As you can see from other articles in this newsletter and on our website, the IMRF is involved in many of today’s biggest SAR challenges, such as the ongoing disaster in the Mediterranean, and we count some of the world’s largest SAR organisations among our members. But the IMRF exists to promote maritime SAR in all parts of the world, and we are particularly keen to support small and start-up SAR organisations, who often work far from the media spotlight. Far too many people are drowning in the Mediterranean – but far, far too many people are dying in other places too.
Those trying to save them can be, and can feel, forgotten. The IMRF wants to make sure that doesn’t happen and – in the spirit of sharing – our large member organisations want to help their smaller partners. Which is largely what the IMRF is for.
IMRF Trustee Jorge Diena knows the importance of IMRF membership for the smaller SAR organisations. He writes:
As many of you know, I am a volunteer member of a small lifeboat organization in Uruguay. In this article I want to share with you the feeling many new and small organizations have, when they join the big and growing IMRF family. For many organizations that have been with the IMRF (or its predecessor, the ILF) from the beginning it is unthinkable not to be part of the Federation, but for the new and small ones it is often a dream come true.
When these organizations are allowed to be members of the IMRF, it means that the service they provide or seek to provide is recognized internationally and by their peers. IMRF membership confers status in their own society, and a powerful feeling of mutual support; that all the efforts made to build up and maintain their organization are finally bearing fruit.
One of the nicest moments I have as the IMRF Regional Coordinator for South America is when I present the IMRF plaque to the new member organizations in this area. The plaque is something tangible that constitutes their acceptance as part of the IMRF, and the duties and obligations that come with it. A whole new world opens to them! To have the possibility to learn from others, to share their own experience, to see that there is an impressive pool of knowledge out there, just an email away, is only a part of it.

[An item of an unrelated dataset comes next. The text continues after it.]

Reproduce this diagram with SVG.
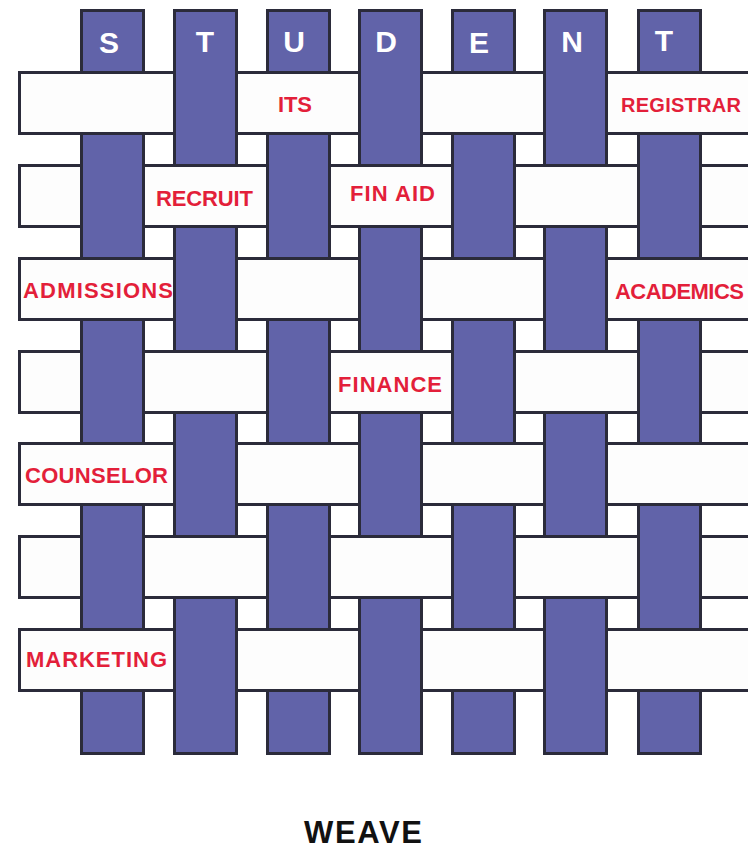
<svg xmlns="http://www.w3.org/2000/svg" width="748" height="851" viewBox="0 0 748 851">
<style>
.v{fill:#6163a9;stroke:#2b2b3a;stroke-width:3}
.h{fill:#fdfdfd;stroke:#2b2b3a;stroke-width:3}
.let{font-family:"Liberation Sans",Arial,sans-serif;font-weight:bold;font-size:30px;fill:#ffffff;text-anchor:middle}
.lab{font-family:"Liberation Sans",Arial,sans-serif;font-weight:bold;font-size:22px;fill:#e31f3a}
.sm{font-size:20px}
.title{font-family:"Liberation Sans",Arial,sans-serif;font-weight:bold;font-size:31px;fill:#111111}
</style>
<rect width="748" height="851" fill="#ffffff"/>
<g id="columns">
<g id="col-S"><rect class="v" x="81.5" y="10.5" width="62" height="743"/><text class="let" x="109" y="53">S</text></g>
<g id="col-T1"><rect class="v" x="174.5" y="10.5" width="62" height="743"/><text class="let" x="205" y="52">T</text></g>
<g id="col-U"><rect class="v" x="267.5" y="10.5" width="62" height="743"/><text class="let" x="294" y="52">U</text></g>
<g id="col-D"><rect class="v" x="359.5" y="10.5" width="62" height="743"/><text class="let" x="386" y="52">D</text></g>
<g id="col-E"><rect class="v" x="452.5" y="10.5" width="62" height="743"/><text class="let" x="479" y="53">E</text></g>
<g id="col-N"><rect class="v" x="544.5" y="10.5" width="62" height="743"/><text class="let" x="572" y="52">N</text></g>
<g id="col-T2"><rect class="v" x="638.5" y="10.5" width="62" height="743"/><text class="let" x="664" y="51">T</text></g>
</g>
<g id="row-1">
<rect class="h" x="19.5" y="72.5" width="155" height="61"/>
<rect class="h" x="236.5" y="72.5" width="123" height="61"/>
<rect class="h" x="421.5" y="72.5" width="123" height="61"/>
<rect class="h" x="606.5" y="72.5" width="153.5" height="61"/>
<text class="lab" x="278" y="112" textLength="34">ITS</text>
<text class="lab sm" x="621" y="112" textLength="120">REGISTRAR</text>
</g>
<g id="row-2">
<rect class="h" x="19.5" y="165.5" width="62" height="61"/>
<rect class="h" x="143.5" y="165.5" width="124" height="61"/>
<rect class="h" x="329.5" y="165.5" width="123" height="61"/>
<rect class="h" x="514.5" y="165.5" width="124" height="61"/>
<rect class="h" x="700.5" y="165.5" width="59.5" height="61"/>
<text class="lab" x="156" y="206" textLength="97">RECRUIT</text>
<text class="lab" x="350" y="201" textLength="85">FIN AID</text>
</g>
<g id="row-3">
<rect class="h" x="19.5" y="258.5" width="155" height="61"/>
<rect class="h" x="236.5" y="258.5" width="123" height="61"/>
<rect class="h" x="421.5" y="258.5" width="123" height="61"/>
<rect class="h" x="606.5" y="258.5" width="153.5" height="61"/>
<text class="lab" x="23" y="298" textLength="150">ADMISSIONS</text>
<text class="lab" x="615" y="299" textLength="129">ACADEMICS</text>
</g>
<g id="row-4">
<rect class="h" x="19.5" y="351.5" width="62" height="61"/>
<rect class="h" x="143.5" y="351.5" width="124" height="61"/>
<rect class="h" x="329.5" y="351.5" width="123" height="61"/>
<rect class="h" x="514.5" y="351.5" width="124" height="61"/>
<rect class="h" x="700.5" y="351.5" width="59.5" height="61"/>
<text class="lab" x="338" y="392" textLength="104">FINANCE</text>
</g>
<g id="row-5">
<rect class="h" x="19.5" y="443.5" width="155" height="61"/>
<rect class="h" x="236.5" y="443.5" width="123" height="61"/>
<rect class="h" x="421.5" y="443.5" width="123" height="61"/>
<rect class="h" x="606.5" y="443.5" width="153.5" height="61"/>
<text class="lab" x="25" y="483" textLength="143">COUNSELOR</text>
</g>
<g id="row-6">
<rect class="h" x="19.5" y="536.5" width="62" height="61"/>
<rect class="h" x="143.5" y="536.5" width="124" height="61"/>
<rect class="h" x="329.5" y="536.5" width="123" height="61"/>
<rect class="h" x="514.5" y="536.5" width="124" height="61"/>
<rect class="h" x="700.5" y="536.5" width="59.5" height="61"/>
</g>
<g id="row-7">
<rect class="h" x="19.5" y="629.5" width="155" height="61"/>
<rect class="h" x="236.5" y="629.5" width="123" height="61"/>
<rect class="h" x="421.5" y="629.5" width="123" height="61"/>
<rect class="h" x="606.5" y="629.5" width="153.5" height="61"/>
<text class="lab" x="26" y="667" textLength="141">MARKETING</text>
</g>
<g id="connectors"></g>
<g id="title"><text class="title" x="304" y="843" textLength="118">WEAVE</text></g>
</svg>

The sense of belonging, and the pride that comes with having the IMRF plaque hanging in a prominent area of their rescue station, to be seen by their peers, is something I have witnessed in many organizations. I find it very difficult to express in words, but that sense of belonging – which may seem a little strange to colleagues in large member organizations – is of really great importance.
Some weeks ago I had the opportunity to hand over the IMRF plaque to our friends from ADES Venezuela (Asociación Voluntaria de Salvamento Acuático: the Volunteer Water Rescue Association of Venezuela – see https://twitter.com/adesvenezuela), who have been members of the IMRF but could not travel outside their country. In the picture you can see Mr. William Pelaez from ADES Venezuela (above) receiving the plaque.
He kindly presented me with their cap and tee-shirt in return. It was a very nice moment and the enthusiasm William had was impressive, talking about their plans and the way they are working with the local authorities.
To belong to the IMRF more often than not makes the difference in the service the smaller rescue institutions provide, with better and safer rescues. We welcome ADES Venezuela to the IMRF family, and we invite others to join us too. Make your dream come true!